Why such an approach? Where does it come from?
In the 19th century, while freeing the painting from representative realism, photography also plunged this art into a questioning on its function. The mastery of color in photography being in its infancy, the painters rushed into this exploration using nature as a model. The loss of attractiveness of the landscape motif and the technical evolution of the photographic film led the painters towards new research that could be specific to their practice. An increasing number of avenues were explored by artists during the 20th century. This gave rise to a new conception of pictorial art, which defined it as a field of exploration that is constantly opening up to the unexpected. Breaking free from constraints of all kinds was the watchword of some painters, while others created a new framework of constraints that they wanted to be specific to their field of research. Even the freest and wildest creative thoughts were eventually forced to define their field and to restrict themselves to it. As today, the use of colored pigments and primed canvas appears to be a limitation, and a growing number of alternative tools related to technological developments are available to anyone who wants to create images: the term painter has changed to visual artist. This evolution integrates even the provocative agent that was the photography in the instrumental palette of the pictorial creator.
In this quest for creative freedom and search for meaning of the 20th century, action painting represents the quest for a path freed from the mind control that tries to appeal to the intelligence of the body by short-circuiting the judgments that are the fruit of intellectual conditioning. Even if one cannot deny that aesthetic, and therefore intellectual choices affect the process: it allows the creator to focus more on the choreography generated by his own body and thus to relax the mental control in the process of creation. This has the effect of arising the unexpected and opening new doors to the imagination. At the very least, it puts the pictorial proposition in the world of mystery, dreamscape and symbolism.
The introduction of shadow figures in these dream worlds accentuates the mystery while creating spatial references for the viewer. We no longer know if we share an experience with these figures or if we are confronted by them. They participate in the experience while seeming to hinder it. On the other hand, the introduction of human representations is due to the fact that, in this way, the painting cannot be reduced to a decorative object having little meaning. As I see each work of art as a mirror of the state of mind of its creator at the moment of its realization: I want to remind the spectator that a human being confides to him through the work of art he observed. Art is and has always been a revealer of the human psyche and its evolution.
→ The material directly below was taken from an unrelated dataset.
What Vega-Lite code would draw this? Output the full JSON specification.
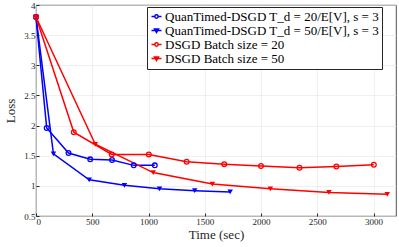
{
  "$schema": "https://vega.github.io/schema/vega-lite/v6.json",
  "width": 360,
  "height": 211,
  "autosize": {"type": "none"},
  "padding": {"left": 36, "top": 5, "right": 3, "bottom": 31},
  "background": "white",
  "config": {
    "font": "Liberation Serif",
    "view": {"stroke": "#262626", "strokeWidth": 0.8},
    "axis": {
      "grid": true, "gridColor": "#e6e6e6", "gridWidth": 0.6,
      "domain": false, "tickColor": "#262626", "ticks": true, "tickSize": -3,
      "labelFont": "Liberation Serif", "labelFontSize": 9, "labelColor": "#262626",
      "titleFont": "Liberation Serif", "titleFontSize": 13, "titleFontWeight": "normal", "titleColor": "#262626"
    },
    "legend": {
      "labelFont": "Liberation Serif", "labelFontSize": 13, "labelColor": "#000000",
      "fillColor": "white", "strokeColor": "#262626", "padding": 3,
      "rowPadding": 0, "symbolStrokeWidth": 1.5, "labelLimit": 400, "labelOffset": 2
    }
  },
  "data": {"values": [
    {"series": "QuanTimed-DSGD T_d = 20/E[V], s = 3", "t": 0, "loss": 3.8},
    {"series": "QuanTimed-DSGD T_d = 20/E[V], s = 3", "t": 95, "loss": 1.96},
    {"series": "QuanTimed-DSGD T_d = 20/E[V], s = 3", "t": 289, "loss": 1.545},
    {"series": "QuanTimed-DSGD T_d = 20/E[V], s = 3", "t": 482, "loss": 1.44},
    {"series": "QuanTimed-DSGD T_d = 20/E[V], s = 3", "t": 676, "loss": 1.43},
    {"series": "QuanTimed-DSGD T_d = 20/E[V], s = 3", "t": 869, "loss": 1.34},
    {"series": "QuanTimed-DSGD T_d = 20/E[V], s = 3", "t": 1056, "loss": 1.34},
    {"series": "QuanTimed-DSGD T_d = 50/E[V], s = 3", "t": 0, "loss": 3.8},
    {"series": "QuanTimed-DSGD T_d = 50/E[V], s = 3", "t": 155, "loss": 1.53},
    {"series": "QuanTimed-DSGD T_d = 50/E[V], s = 3", "t": 473, "loss": 1.1},
    {"series": "QuanTimed-DSGD T_d = 50/E[V], s = 3", "t": 786, "loss": 1.01},
    {"series": "QuanTimed-DSGD T_d = 50/E[V], s = 3", "t": 1098, "loss": 0.95},
    {"series": "QuanTimed-DSGD T_d = 50/E[V], s = 3", "t": 1411, "loss": 0.92},
    {"series": "QuanTimed-DSGD T_d = 50/E[V], s = 3", "t": 1726, "loss": 0.9},
    {"series": "DSGD Batch size = 20", "t": 0, "loss": 3.8},
    {"series": "DSGD Batch size = 20", "t": 336, "loss": 1.89},
    {"series": "DSGD Batch size = 20", "t": 673, "loss": 1.52},
    {"series": "DSGD Batch size = 20", "t": 1003, "loss": 1.52},
    {"series": "DSGD Batch size = 20", "t": 1339, "loss": 1.4},
    {"series": "DSGD Batch size = 20", "t": 1673, "loss": 1.36},
    {"series": "DSGD Batch size = 20", "t": 2000, "loss": 1.33},
    {"series": "DSGD Batch size = 20", "t": 2342, "loss": 1.3},
    {"series": "DSGD Batch size = 20", "t": 2670, "loss": 1.32},
    {"series": "DSGD Batch size = 20", "t": 3003, "loss": 1.35},
    {"series": "DSGD Batch size = 50", "t": 0, "loss": 3.8},
    {"series": "DSGD Batch size = 50", "t": 527, "loss": 1.69},
    {"series": "DSGD Batch size = 50", "t": 1042, "loss": 1.22},
    {"series": "DSGD Batch size = 50", "t": 1568, "loss": 1.03},
    {"series": "DSGD Batch size = 50", "t": 2083, "loss": 0.95},
    {"series": "DSGD Batch size = 50", "t": 2604, "loss": 0.89},
    {"series": "DSGD Batch size = 50", "t": 3122, "loss": 0.86}
  ]},
  "encoding": {
    "x": {"field": "t", "type": "quantitative", "title": "Time (sec)",
          "scale": {"domain": [0, 3200], "nice": false},
          "axis": {"values": [0, 500, 1000, 1500, 2000, 2500, 3000], "format": "d", "titlePadding": 2, "labelPadding": 4}},
    "y": {"field": "loss", "type": "quantitative", "title": "Loss",
          "scale": {"domain": [0.5, 4], "nice": false},
          "axis": {"values": [0.5, 1, 1.5, 2, 2.5, 3, 3.5, 4], "format": "~g", "titlePadding": 6, "labelPadding": 4}}
  },
  "layer": [
    {
      "mark": {"type": "line", "strokeWidth": 1.5},
      "encoding": {
        "color": {"field": "series", "type": "nominal", "legend": null,
          "scale": {"domain": ["QuanTimed-DSGD T_d = 20/E[V], s = 3", "QuanTimed-DSGD T_d = 50/E[V], s = 3", "DSGD Batch size = 20", "DSGD Batch size = 50"],
                    "range": ["#0000ff", "#0000ff", "#ff0000", "#ff0000"]}},
        "order": {"field": "t", "type": "quantitative"}
      }
    },
    {
      "transform": [{"filter": "indexof(datum.series, '= 20') >= 0"}],
      "mark": {"type": "point", "shape": "circle", "filled": false, "size": 22, "strokeWidth": 1.3, "opacity": 1},
      "encoding": {
        "color": {"field": "series", "type": "nominal", "legend": null,
          "scale": {"domain": ["QuanTimed-DSGD T_d = 20/E[V], s = 3", "DSGD Batch size = 20"],
                    "range": ["#0000ff", "#ff0000"]}}
      }
    },
    {
      "transform": [{"filter": "indexof(datum.series, '= 50') >= 0"}],
      "mark": {"type": "point", "shape": "triangle-down", "filled": true, "size": 30, "opacity": 1},
      "encoding": {
        "color": {"field": "series", "type": "nominal", "legend": null,
          "scale": {"domain": ["QuanTimed-DSGD T_d = 50/E[V], s = 3", "DSGD Batch size = 50"],
                    "range": ["#0000ff", "#ff0000"]}}
      }
    },
    {
      "transform": [{"filter": "datum.t < 0"}],
      "mark": {"type": "point", "filled": true, "size": 225, "opacity": 1},
      "encoding": {
        "stroke": {"field": "series", "type": "nominal", "title": null,
          "legend": {"orient": "none", "legendX": 111, "legendY": 2},
          "scale": {"domain": ["QuanTimed-DSGD T_d = 20/E[V], s = 3", "QuanTimed-DSGD T_d = 50/E[V], s = 3", "DSGD Batch size = 20", "DSGD Batch size = 50"],
                    "range": ["#0000ff", "#0000ff", "#ff0000", "#ff0000"]}},
        "fill": {"field": "series", "type": "nominal", "title": null,
          "legend": {"orient": "none", "legendX": 111, "legendY": 2},
          "scale": {"domain": ["QuanTimed-DSGD T_d = 20/E[V], s = 3", "QuanTimed-DSGD T_d = 50/E[V], s = 3", "DSGD Batch size = 20", "DSGD Batch size = 50"],
                    "range": ["transparent", "#0000ff", "transparent", "#ff0000"]}},
        "shape": {"field": "series", "type": "nominal", "title": null,
          "legend": {"orient": "none", "legendX": 111, "legendY": 2},
          "scale": {"domain": ["QuanTimed-DSGD T_d = 20/E[V], s = 3", "QuanTimed-DSGD T_d = 50/E[V], s = 3", "DSGD Batch size = 20", "DSGD Batch size = 50"],
                    "range": [
                      "M-1,0L-0.33,0M0.33,0L1,0M0.33,0A0.33,0.33 0 1,1 -0.33,0A0.33,0.33 0 1,1 0.33,0",
                      "M-1,0L1,0M-0.4,-0.3L0.4,-0.3L0,0.4Z",
                      "M-1,0L-0.33,0M0.33,0L1,0M0.33,0A0.33,0.33 0 1,1 -0.33,0A0.33,0.33 0 1,1 0.33,0",
                      "M-1,0L1,0M-0.4,-0.3L0.4,-0.3L0,0.4Z"
                    ]}}
      }
    }
  ],
  "resolve": {"scale": {"color": "independent"}}
}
Next comes the apposition of painted graphs which, metaphorically, want to express the internal logic of these staging. Such as a mathematical equation or an algebraic formula, these graphs want to make readable, if not understandable, the mystery and beauty of the interrelation of the elements of the painting as well as their links with the different levels of complexity of our collective psyche. These graphs are made in the way and in the spirit of a medieval monk sitting at the scriptorium illuminating a sacred text and immersed in a meditation giving him the impression of participating in the Divine Mystery.
Three layers of meaning are expressed in different ways to testify to the complexity of the human soul. Three levels of expression trying to reveal my feeling about the mystery of human life. Three emotional strata marrying to draw a fragmentary portrait of our place in the universe.